The hotel’s fine-dining restaurant, Block 16, wraps around an 18-foot-high glass wine tower, and the circular motif extends to round, high-backed booths upholstered in fun, elegant fabrics, with echoes of old New York’s classic Stork Club. Handsome paintings and sculptures — largely Mexican with some fine Huichol art — offer contrast to the modern lighting.

It is a three-block walk through Vail Village to The  Sebastian Base Camp (which is, in turn, just yards from Vail’s cushy new gondola), where the boots and skis are stored and warmed in a comfortable clubroom, and skiers can order specialty coffees, smoothies, or custom cooked beignets in various flavors at the hotel-owned Beignet Café.
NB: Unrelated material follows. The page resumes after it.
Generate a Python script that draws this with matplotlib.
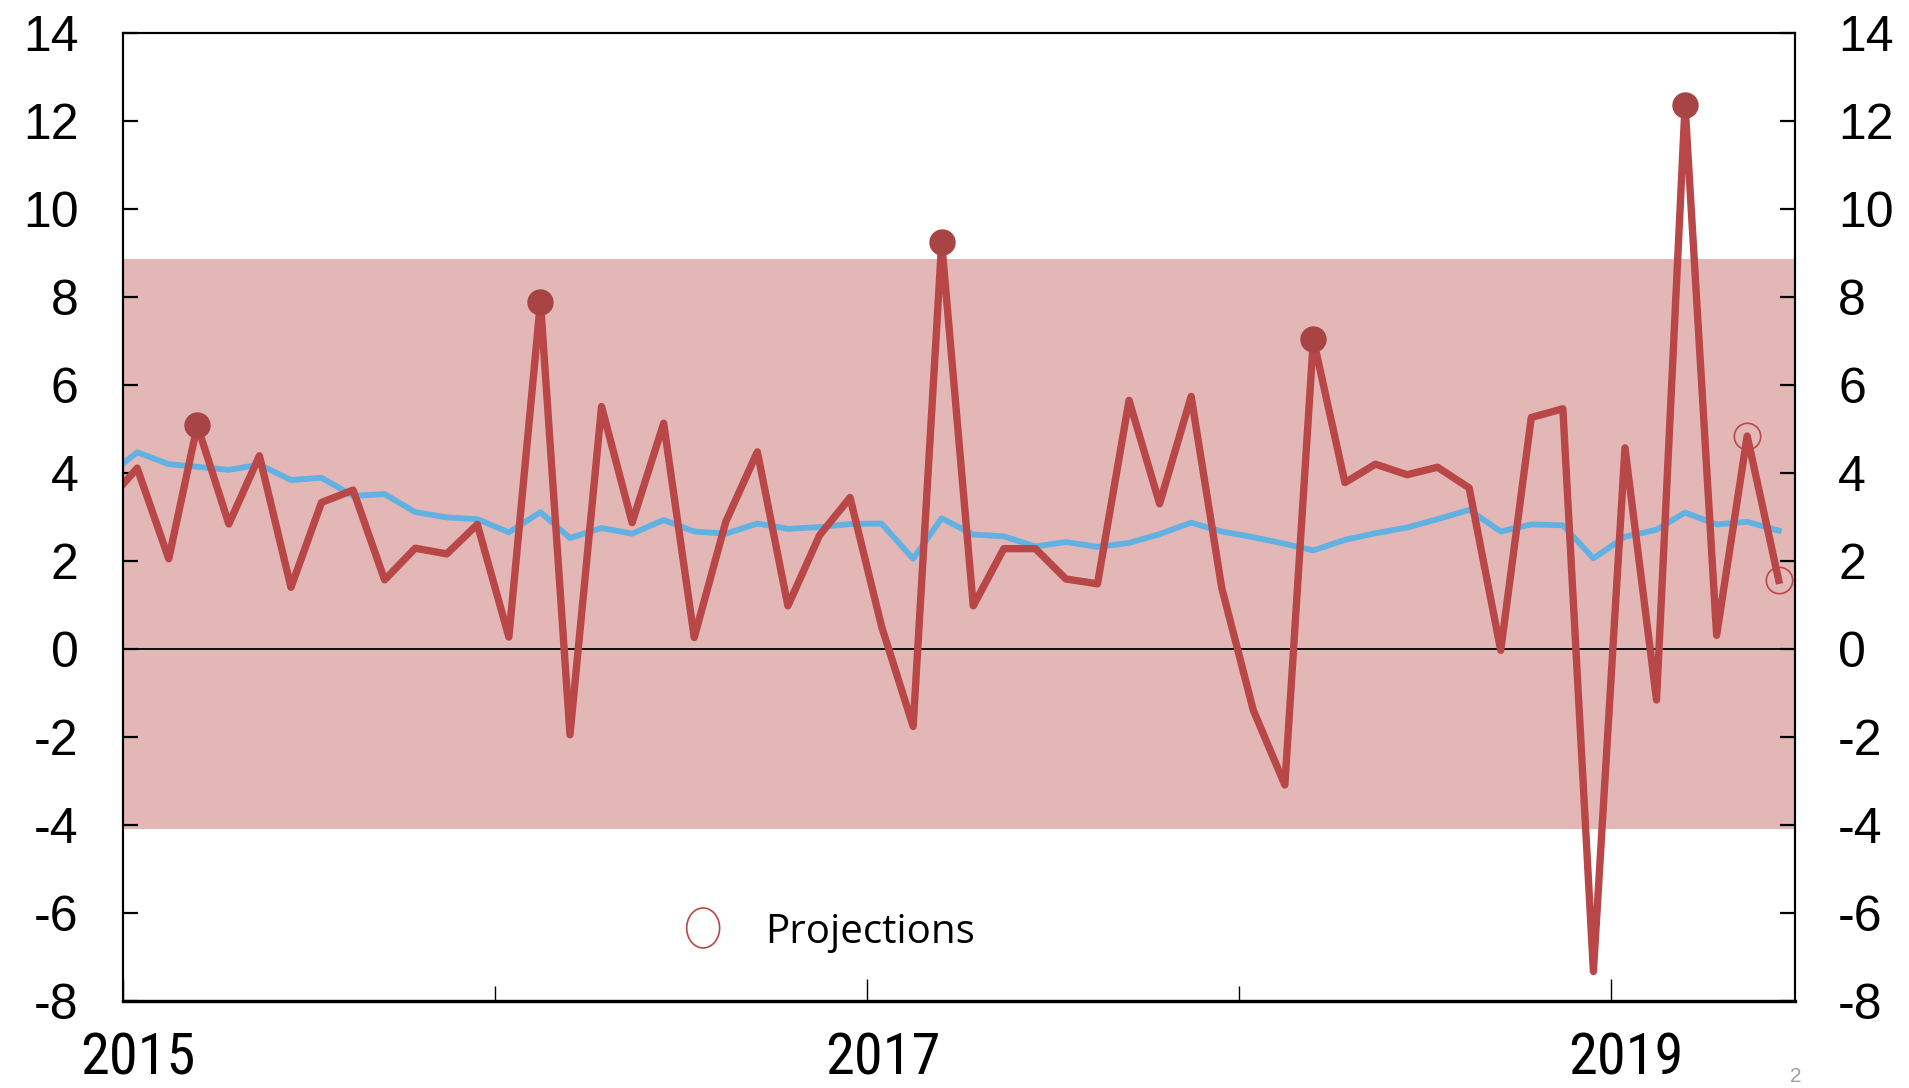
import matplotlib
matplotlib.use("Agg")
import matplotlib.pyplot as plt
import matplotlib.transforms as mtransforms
from matplotlib import font_manager
from matplotlib.patches import Ellipse
import pandas as pd

# ---- Data (monthly, Dec 2014 - Jun 2019) ----
months = pd.date_range("2014-12-01", periods=55, freq="MS") + pd.Timedelta(days=14)

red_series = [3.3,
              4.11, 2.05, 5.08, 2.84, 4.39, 1.40, 3.33, 3.61, 1.57, 2.29, 2.16, 2.83,
              0.27, 7.89, -1.95, 5.51, 2.87, 5.13, 0.26, 2.89, 4.48, 0.98, 2.58, 3.44,
              0.51, -1.76, 9.24, 0.98, 2.28, 2.28, 1.59, 1.48, 5.65, 3.30, 5.74, 1.39,
              -1.39, -3.09, 7.04, 3.78, 4.20, 3.96, 4.13, 3.66, -0.03, 5.26, 5.46, -7.33,
              4.57, -1.16, 12.36, 0.31, 4.84, 1.56]

blue_series = [3.9,
               4.47, 4.20, 4.14, 4.07, 4.19, 3.84, 3.89, 3.48, 3.52, 3.11, 2.99, 2.95,
               2.65, 3.11, 2.52, 2.75, 2.62, 2.93, 2.67, 2.62, 2.85, 2.73, 2.77, 2.84,
               2.85, 2.05, 2.97, 2.60, 2.56, 2.33, 2.43, 2.32, 2.41, 2.61, 2.87, 2.67,
               2.54, 2.39, 2.24, 2.48, 2.63, 2.76, 2.95, 3.16, 2.67, 2.83, 2.81, 2.06,
               2.55, 2.71, 3.10, 2.83, 2.89, 2.69]

peak_months = ["2015-03", "2016-02", "2017-03", "2018-03", "2019-03"]
projection_months = ["2019-05", "2019-06"]

band_low, band_high = -4.1, 8.87
year_labels = [2015, 2017, 2019]
year_ticks_major = [2015, 2017, 2019]
year_ticks_minor = [2016, 2018]

# ---- Style ----
RED = "#B94747"
RED_DARK = "#A94444"
BLUE = "#62B1E3"
BAND = "#E4B7B7"

names = {f.name for f in font_manager.fontManager.ttflist}
BASE_FONT = "Liberation Sans" if "Liberation Sans" in names else "DejaVu Sans"
LEGEND_FONT = "Open Sans" if "Open Sans" in names else BASE_FONT

# narrow face for the year labels if one is around
narrow = None
for cand in ["Liberation Sans Narrow", "Arial Narrow", "Roboto Condensed",
             "Open Sans Condensed", "DejaVu Sans Condensed"]:
    if cand in names:
        narrow = cand
        break
if narrow is None:
    for f in font_manager.fontManager.ttflist:
        if f.name == "DejaVu Sans" and f.stretch == "condensed" and f.weight in (400, "normal"):
            narrow = "DejaVu Sans"
            break

plt.rcParams["font.family"] = BASE_FONT
plt.rcParams["axes.unicode_minus"] = False

fig = plt.figure(figsize=(19.09, 10.88), dpi=100)
ax = fig.add_axes([0.0644, 0.0800, 0.8759, 0.8897])

ax.axhspan(band_low, band_high, color=BAND, lw=0, zorder=0)
ax.axhline(0, color="black", lw=1.3, zorder=1)

ax.plot(months, blue_series, color=BLUE, lw=4.2, zorder=2, solid_joinstyle="round")
ax.plot(months, red_series, color=RED, lw=5.3, zorder=3, solid_joinstyle="round")

s = pd.Series(red_series, index=months.strftime("%Y-%m"))
idx = list(s.index)
peak_x = [months[idx.index(m)] for m in peak_months]
ax.plot(peak_x, s[peak_months].values, "o", color=RED_DARK, ms=18, zorder=4)

proj_x = [months[idx.index(m)] for m in projection_months]
ax.plot(proj_x, s[projection_months].values, "o", mfc="none", mec=RED,
        mew=1.2, ms=19, zorder=4)

ax.set_ylim(-8, 14)
ax.set_xlim(pd.Timestamp("2015-01-01"), pd.Timestamp("2019-07-01"))
ax.set_yticks(range(-8, 15, 2))

# x ticks at year boundaries, labels drawn at mid-January
ax.set_xticks([pd.Timestamp(f"{y}-01-01") for y in year_ticks_major])
ax.set_xticks([pd.Timestamp(f"{y}-01-01") for y in year_ticks_minor], minor=True)
ax.tick_params(axis="x", which="major", direction="in", length=16, width=1.0,
               labelbottom=False)
ax.tick_params(axis="x", which="minor", direction="in", length=11, width=1.0)

ax.tick_params(axis="y", direction="in", length=11, width=1.6, pad=32,
               labelsize=36, left=True, right=False)

ax2 = ax.twinx()
ax2.set_ylim(ax.get_ylim())
ax2.set_yticks(range(-8, 15, 2))
ax2.tick_params(axis="y", direction="in", length=11, width=1.6, pad=31,
                labelsize=36)

for a in (ax, ax2):
    for side in ("left", "right", "top"):
        a.spines[side].set_linewidth(1.5)
    a.spines["bottom"].set_linewidth(2.3)

trans = mtransforms.blended_transform_factory(ax.transData, fig.transFigure)
for y in year_labels:
    if narrow is not None:
        ax.text(pd.Timestamp(f"{y}-01-16"), 0.001, str(y), transform=trans,
                ha="center", va="bottom", fontsize=42, family=narrow,
                fontstretch="condensed")
    else:
        ax.text(pd.Timestamp(f"{y}-01-16"), 0.001, str(y), transform=trans,
                ha="center", va="bottom", fontsize=37)

# legend
ax.add_patch(Ellipse((0.347, 0.0754), 0.0197, 0.0413, transform=ax.transAxes,
                     fill=False, ec=RED, lw=1.2, zorder=5))
ax.text(0.384, 0.070, "Projections", transform=ax.transAxes, ha="left",
        va="center", fontsize=29, family=LEGEND_FONT)

fig.text(0.9405, 0.002, "2", color="#A0A0A0", fontsize=15, ha="center",
         va="bottom")

fig.savefig("out.png", dpi=100)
Most days, I had already been well caffeinated, with a no-fuss Nespresso from my room’s espresso maker on awakening, and breakfast in the Market on the ground floor, where Hannah pulled a truly fine cappuccino. The Market offers a lunch and dinner menu as well — salads, hamburgers, pizzas, pasta, sandwiches, and tasty sweets — and is popular with folks who want an easy meal, as well as with those with children in tow. Dishes are prepared in an open kitchen; the dining area is like a village market, with yet more bookshelves along one wall for when eating alone.